Items
-- -- --

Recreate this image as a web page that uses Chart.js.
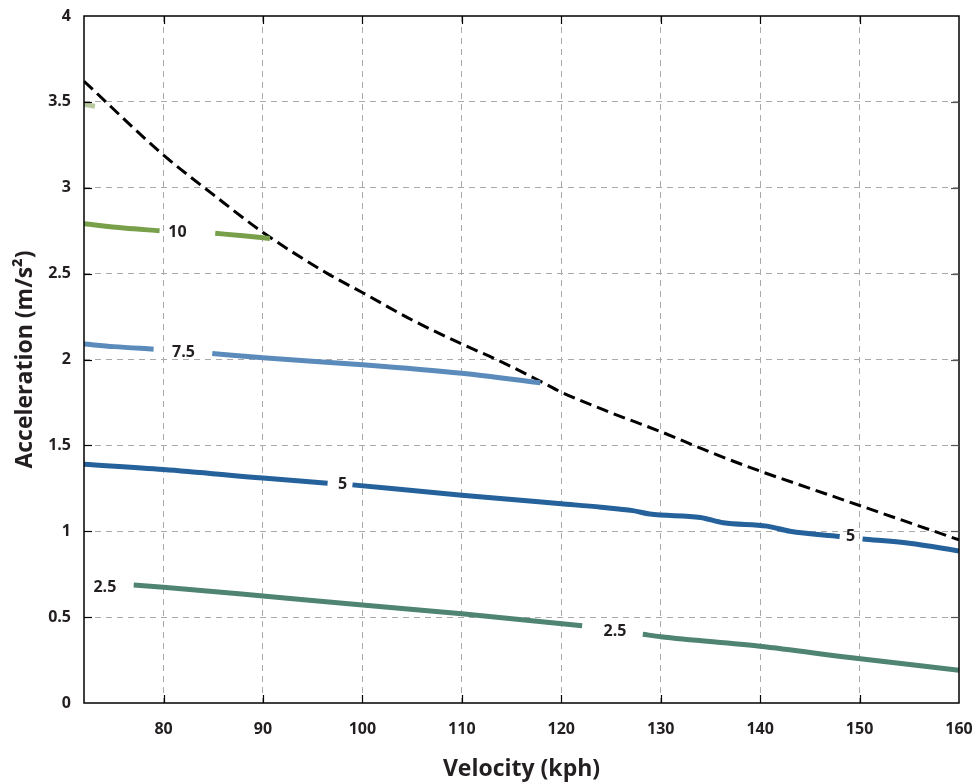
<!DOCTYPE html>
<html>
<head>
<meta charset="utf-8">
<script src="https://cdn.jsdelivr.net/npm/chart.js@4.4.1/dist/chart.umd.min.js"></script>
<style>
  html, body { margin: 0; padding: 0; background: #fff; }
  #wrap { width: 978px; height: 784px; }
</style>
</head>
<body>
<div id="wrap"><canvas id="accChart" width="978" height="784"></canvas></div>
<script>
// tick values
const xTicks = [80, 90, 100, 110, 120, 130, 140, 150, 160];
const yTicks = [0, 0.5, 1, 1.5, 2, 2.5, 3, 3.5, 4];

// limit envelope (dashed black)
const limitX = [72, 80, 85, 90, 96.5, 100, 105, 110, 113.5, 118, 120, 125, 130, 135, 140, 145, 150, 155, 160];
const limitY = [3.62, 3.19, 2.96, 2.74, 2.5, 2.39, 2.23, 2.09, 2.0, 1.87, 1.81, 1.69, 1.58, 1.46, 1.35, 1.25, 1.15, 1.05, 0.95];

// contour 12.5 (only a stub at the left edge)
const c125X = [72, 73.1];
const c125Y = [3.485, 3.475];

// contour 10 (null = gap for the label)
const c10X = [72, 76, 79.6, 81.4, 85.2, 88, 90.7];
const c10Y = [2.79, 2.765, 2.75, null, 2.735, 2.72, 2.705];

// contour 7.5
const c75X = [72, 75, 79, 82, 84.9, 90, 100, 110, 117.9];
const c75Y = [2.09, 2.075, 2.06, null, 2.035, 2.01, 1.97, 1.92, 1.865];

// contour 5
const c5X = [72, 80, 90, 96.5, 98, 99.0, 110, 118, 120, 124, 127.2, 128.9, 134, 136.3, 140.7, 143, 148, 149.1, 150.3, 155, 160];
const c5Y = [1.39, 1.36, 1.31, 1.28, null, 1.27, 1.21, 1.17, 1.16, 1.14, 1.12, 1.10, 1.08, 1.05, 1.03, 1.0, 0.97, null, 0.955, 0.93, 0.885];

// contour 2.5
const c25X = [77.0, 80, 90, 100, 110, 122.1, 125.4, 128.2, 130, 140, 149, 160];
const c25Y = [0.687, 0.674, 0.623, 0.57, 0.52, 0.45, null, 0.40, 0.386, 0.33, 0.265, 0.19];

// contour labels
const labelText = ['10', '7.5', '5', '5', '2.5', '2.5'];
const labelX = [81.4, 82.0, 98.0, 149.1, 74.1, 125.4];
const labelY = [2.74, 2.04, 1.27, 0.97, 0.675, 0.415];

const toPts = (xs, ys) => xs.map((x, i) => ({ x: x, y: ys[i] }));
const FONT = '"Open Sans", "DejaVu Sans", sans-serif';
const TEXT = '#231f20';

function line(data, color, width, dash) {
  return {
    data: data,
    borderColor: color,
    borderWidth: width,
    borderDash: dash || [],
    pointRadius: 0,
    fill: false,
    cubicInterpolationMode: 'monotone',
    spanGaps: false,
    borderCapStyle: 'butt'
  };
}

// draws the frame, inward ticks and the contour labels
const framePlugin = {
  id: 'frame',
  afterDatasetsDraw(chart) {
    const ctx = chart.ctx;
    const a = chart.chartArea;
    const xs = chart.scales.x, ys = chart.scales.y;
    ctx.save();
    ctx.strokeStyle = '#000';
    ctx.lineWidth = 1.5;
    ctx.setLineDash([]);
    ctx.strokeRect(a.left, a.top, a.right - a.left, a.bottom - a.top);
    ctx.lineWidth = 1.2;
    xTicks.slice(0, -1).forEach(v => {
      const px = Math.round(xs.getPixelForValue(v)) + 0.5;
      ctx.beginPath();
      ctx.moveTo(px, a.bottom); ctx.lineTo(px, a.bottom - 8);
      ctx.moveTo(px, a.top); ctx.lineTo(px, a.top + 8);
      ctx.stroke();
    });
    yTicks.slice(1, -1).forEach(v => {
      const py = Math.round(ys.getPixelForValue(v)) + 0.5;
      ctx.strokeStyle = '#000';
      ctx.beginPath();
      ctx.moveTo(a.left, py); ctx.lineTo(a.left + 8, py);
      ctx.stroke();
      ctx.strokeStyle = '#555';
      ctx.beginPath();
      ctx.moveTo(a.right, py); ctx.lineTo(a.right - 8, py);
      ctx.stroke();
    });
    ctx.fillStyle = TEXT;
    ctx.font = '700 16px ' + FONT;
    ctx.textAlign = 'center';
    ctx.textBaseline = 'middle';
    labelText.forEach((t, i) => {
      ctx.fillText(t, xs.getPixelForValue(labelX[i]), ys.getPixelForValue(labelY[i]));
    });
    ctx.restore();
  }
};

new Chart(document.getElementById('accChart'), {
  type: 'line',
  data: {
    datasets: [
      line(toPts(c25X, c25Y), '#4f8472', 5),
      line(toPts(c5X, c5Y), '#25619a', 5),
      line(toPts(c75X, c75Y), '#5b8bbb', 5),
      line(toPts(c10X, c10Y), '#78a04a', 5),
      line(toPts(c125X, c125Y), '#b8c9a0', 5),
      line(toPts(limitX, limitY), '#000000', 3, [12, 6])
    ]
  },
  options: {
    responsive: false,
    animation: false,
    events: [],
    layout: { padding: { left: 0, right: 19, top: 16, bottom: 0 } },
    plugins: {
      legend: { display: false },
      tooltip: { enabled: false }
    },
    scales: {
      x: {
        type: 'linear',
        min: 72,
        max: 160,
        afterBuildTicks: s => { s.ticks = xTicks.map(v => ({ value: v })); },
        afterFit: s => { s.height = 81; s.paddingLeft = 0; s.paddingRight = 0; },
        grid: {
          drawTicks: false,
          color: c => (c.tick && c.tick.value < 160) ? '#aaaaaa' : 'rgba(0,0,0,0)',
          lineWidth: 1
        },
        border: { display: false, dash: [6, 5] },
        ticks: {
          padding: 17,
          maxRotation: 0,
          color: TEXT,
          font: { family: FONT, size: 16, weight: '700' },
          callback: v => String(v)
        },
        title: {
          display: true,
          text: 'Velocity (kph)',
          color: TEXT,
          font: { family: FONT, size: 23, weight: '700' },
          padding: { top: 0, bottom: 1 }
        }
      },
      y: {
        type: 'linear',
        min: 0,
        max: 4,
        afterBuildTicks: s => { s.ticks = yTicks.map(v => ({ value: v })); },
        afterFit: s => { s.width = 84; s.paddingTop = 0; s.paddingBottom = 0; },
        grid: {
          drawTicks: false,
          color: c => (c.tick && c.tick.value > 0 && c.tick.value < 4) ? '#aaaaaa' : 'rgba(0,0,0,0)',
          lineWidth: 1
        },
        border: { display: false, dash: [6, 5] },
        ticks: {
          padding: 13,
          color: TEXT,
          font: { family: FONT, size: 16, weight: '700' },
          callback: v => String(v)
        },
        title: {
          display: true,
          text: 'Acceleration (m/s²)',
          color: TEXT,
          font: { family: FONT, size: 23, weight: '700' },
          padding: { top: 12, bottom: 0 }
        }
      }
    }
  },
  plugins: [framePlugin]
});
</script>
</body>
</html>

-- -- --

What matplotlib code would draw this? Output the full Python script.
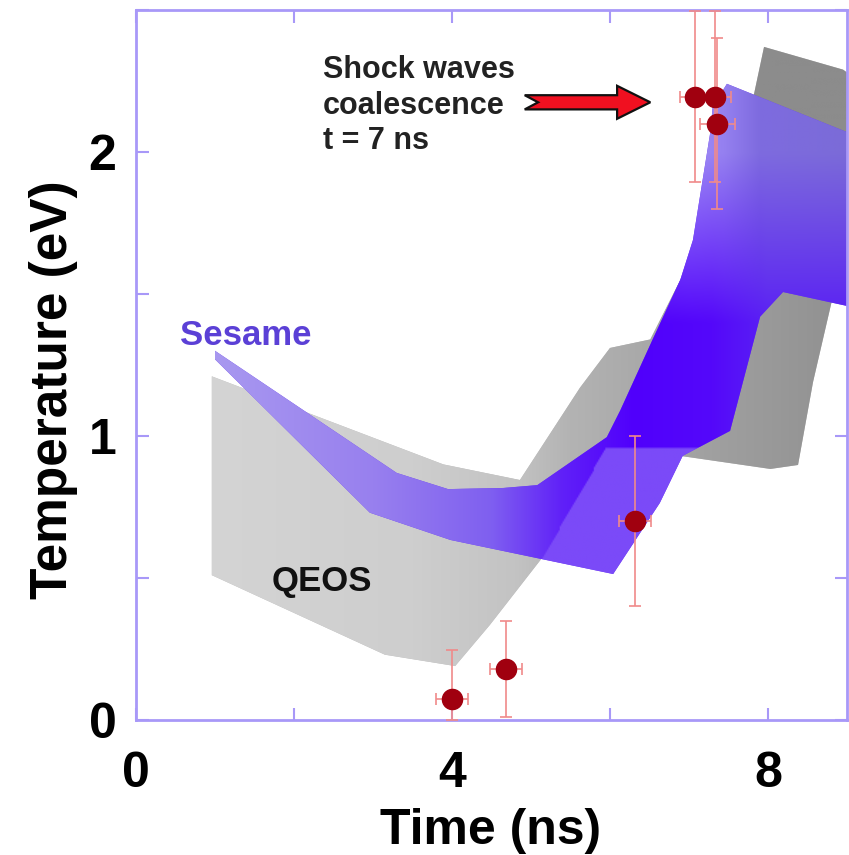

-- -- --

Stated goal
In the listing above, find the line containing "Recreate this image" and the line containing "1.97, 1.92, 1.865];", then return both of them and every line between, exactly, without pictures.

Task result
Recreate this image as a web page that uses Chart.js.
<!DOCTYPE html>
<html>
<head>
<meta charset="utf-8">
<script src="https://cdn.jsdelivr.net/npm/chart.js@4.4.1/dist/chart.umd.min.js"></script>
<style>
  html, body { margin: 0; padding: 0; background: #fff; }
  #wrap { width: 978px; height: 784px; }
</style>
</head>
<body>
<div id="wrap"><canvas id="accChart" width="978" height="784"></canvas></div>
<script>
// tick values
const xTicks = [80, 90, 100, 110, 120, 130, 140, 150, 160];
const yTicks = [0, 0.5, 1, 1.5, 2, 2.5, 3, 3.5, 4];

// limit envelope (dashed black)
const limitX = [72, 80, 85, 90, 96.5, 100, 105, 110, 113.5, 118, 120, 125, 130, 135, 140, 145, 150, 155, 160];
const limitY = [3.62, 3.19, 2.96, 2.74, 2.5, 2.39, 2.23, 2.09, 2.0, 1.87, 1.81, 1.69, 1.58, 1.46, 1.35, 1.25, 1.15, 1.05, 0.95];

// contour 12.5 (only a stub at the left edge)
const c125X = [72, 73.1];
const c125Y = [3.485, 3.475];

// contour 10 (null = gap for the label)
const c10X = [72, 76, 79.6, 81.4, 85.2, 88, 90.7];
const c10Y = [2.79, 2.765, 2.75, null, 2.735, 2.72, 2.705];

// contour 7.5
const c75X = [72, 75, 79, 82, 84.9, 90, 100, 110, 117.9];
const c75Y = [2.09, 2.075, 2.06, null, 2.035, 2.01, 1.97, 1.92, 1.865];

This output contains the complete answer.